::: Data shown :::
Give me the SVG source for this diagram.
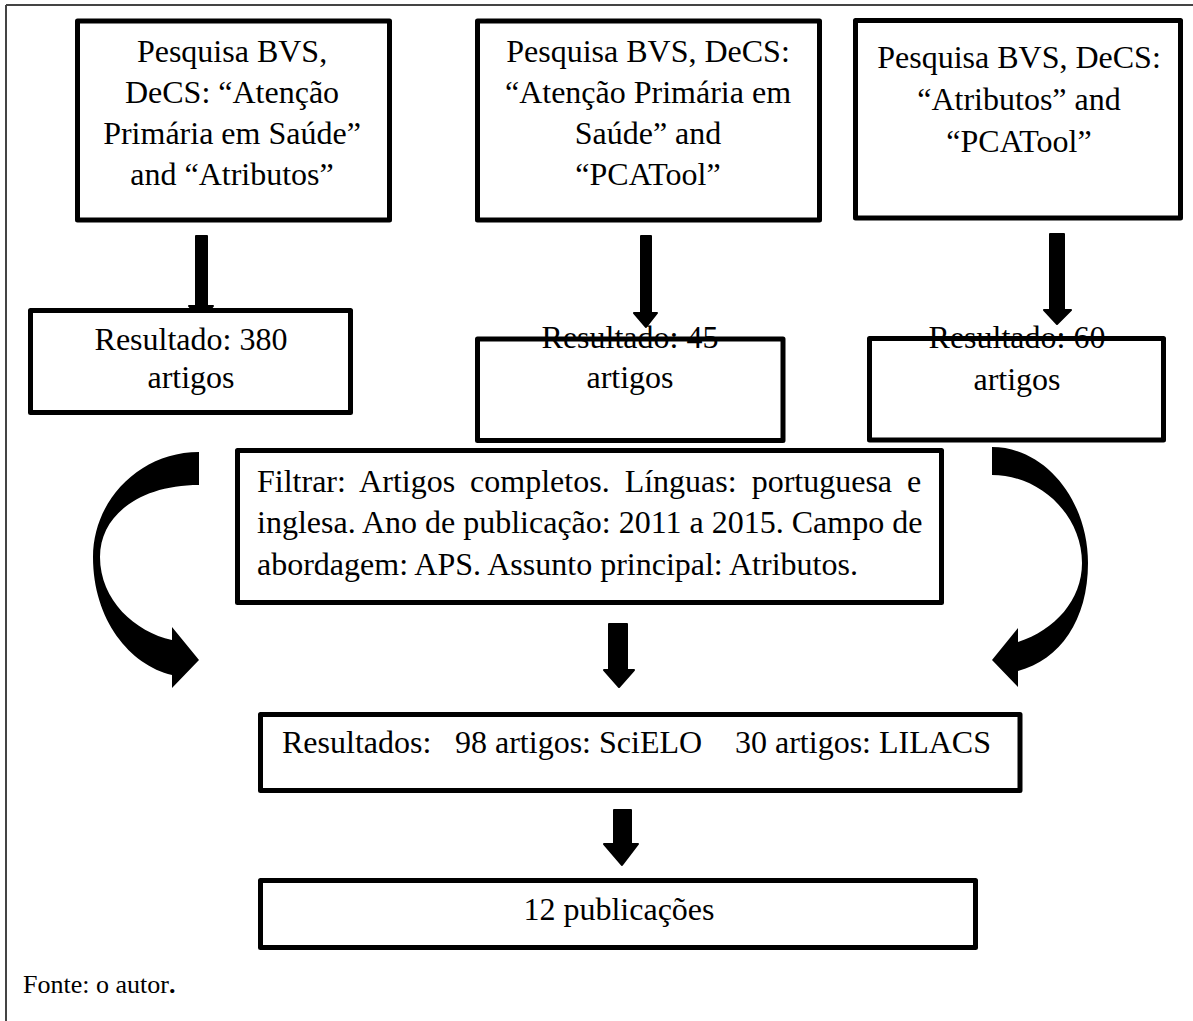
:::
::: Data shown :::
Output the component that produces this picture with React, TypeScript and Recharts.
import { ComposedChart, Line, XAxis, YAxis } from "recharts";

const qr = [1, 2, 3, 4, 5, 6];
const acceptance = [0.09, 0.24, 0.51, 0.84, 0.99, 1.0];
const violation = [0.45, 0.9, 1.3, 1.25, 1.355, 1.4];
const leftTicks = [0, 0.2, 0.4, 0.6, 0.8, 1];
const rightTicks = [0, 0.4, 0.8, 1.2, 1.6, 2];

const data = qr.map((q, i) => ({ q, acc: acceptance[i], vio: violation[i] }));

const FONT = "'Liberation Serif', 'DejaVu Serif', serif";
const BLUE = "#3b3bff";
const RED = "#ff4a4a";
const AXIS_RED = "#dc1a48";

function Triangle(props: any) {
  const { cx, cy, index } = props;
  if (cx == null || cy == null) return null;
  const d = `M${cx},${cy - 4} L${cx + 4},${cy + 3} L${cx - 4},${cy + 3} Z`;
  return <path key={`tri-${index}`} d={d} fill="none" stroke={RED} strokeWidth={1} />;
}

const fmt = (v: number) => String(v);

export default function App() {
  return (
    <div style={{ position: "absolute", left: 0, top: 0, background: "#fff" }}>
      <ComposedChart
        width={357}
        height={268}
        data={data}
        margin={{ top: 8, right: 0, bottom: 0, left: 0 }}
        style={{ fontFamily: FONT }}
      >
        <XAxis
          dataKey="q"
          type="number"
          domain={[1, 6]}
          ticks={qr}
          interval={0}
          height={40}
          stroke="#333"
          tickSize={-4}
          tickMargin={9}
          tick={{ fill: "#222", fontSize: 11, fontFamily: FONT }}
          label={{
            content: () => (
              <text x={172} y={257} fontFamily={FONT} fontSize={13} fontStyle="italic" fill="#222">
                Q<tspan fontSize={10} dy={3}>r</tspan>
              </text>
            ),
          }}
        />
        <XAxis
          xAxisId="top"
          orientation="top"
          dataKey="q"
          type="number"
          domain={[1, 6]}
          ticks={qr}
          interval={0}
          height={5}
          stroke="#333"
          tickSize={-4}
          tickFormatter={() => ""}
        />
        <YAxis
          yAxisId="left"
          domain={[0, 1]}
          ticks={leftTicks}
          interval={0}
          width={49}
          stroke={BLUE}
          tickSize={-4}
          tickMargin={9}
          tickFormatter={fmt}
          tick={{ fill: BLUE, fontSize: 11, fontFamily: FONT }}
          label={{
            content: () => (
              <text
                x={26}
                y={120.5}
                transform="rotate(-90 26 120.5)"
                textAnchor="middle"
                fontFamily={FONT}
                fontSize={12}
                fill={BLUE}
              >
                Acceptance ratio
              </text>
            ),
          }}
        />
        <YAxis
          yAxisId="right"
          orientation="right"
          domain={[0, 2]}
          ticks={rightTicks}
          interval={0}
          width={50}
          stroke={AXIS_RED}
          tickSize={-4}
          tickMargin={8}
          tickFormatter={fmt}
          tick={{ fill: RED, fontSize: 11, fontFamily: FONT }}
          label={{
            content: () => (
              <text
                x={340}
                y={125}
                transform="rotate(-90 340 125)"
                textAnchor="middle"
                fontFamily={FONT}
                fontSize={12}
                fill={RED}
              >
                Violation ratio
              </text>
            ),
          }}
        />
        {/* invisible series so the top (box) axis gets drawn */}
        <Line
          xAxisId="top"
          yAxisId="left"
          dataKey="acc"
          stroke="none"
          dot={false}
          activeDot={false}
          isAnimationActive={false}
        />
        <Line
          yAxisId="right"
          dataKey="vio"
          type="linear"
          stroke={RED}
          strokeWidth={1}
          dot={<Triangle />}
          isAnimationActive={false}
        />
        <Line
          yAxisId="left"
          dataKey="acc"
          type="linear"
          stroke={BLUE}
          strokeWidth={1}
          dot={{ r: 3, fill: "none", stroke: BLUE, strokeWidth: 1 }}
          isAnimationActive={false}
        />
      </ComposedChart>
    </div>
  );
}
:::
■ What to work on:
Output exactly those lines that lie from the line with "Output the component" through the line with "const fmt = (v: number) => String(v);", with both of those lines included.

■ Answer to this task:
Output the component that produces this picture with React, TypeScript and Recharts.
import { ComposedChart, Line, XAxis, YAxis } from "recharts";

const qr = [1, 2, 3, 4, 5, 6];
const acceptance = [0.09, 0.24, 0.51, 0.84, 0.99, 1.0];
const violation = [0.45, 0.9, 1.3, 1.25, 1.355, 1.4];
const leftTicks = [0, 0.2, 0.4, 0.6, 0.8, 1];
const rightTicks = [0, 0.4, 0.8, 1.2, 1.6, 2];

const data = qr.map((q, i) => ({ q, acc: acceptance[i], vio: violation[i] }));

const FONT = "'Liberation Serif', 'DejaVu Serif', serif";
const BLUE = "#3b3bff";
const RED = "#ff4a4a";
const AXIS_RED = "#dc1a48";

function Triangle(props: any) {
  const { cx, cy, index } = props;
  if (cx == null || cy == null) return null;
  const d = `M${cx},${cy - 4} L${cx + 4},${cy + 3} L${cx - 4},${cy + 3} Z`;
  return <path key={`tri-${index}`} d={d} fill="none" stroke={RED} strokeWidth={1} />;
}

const fmt = (v: number) => String(v);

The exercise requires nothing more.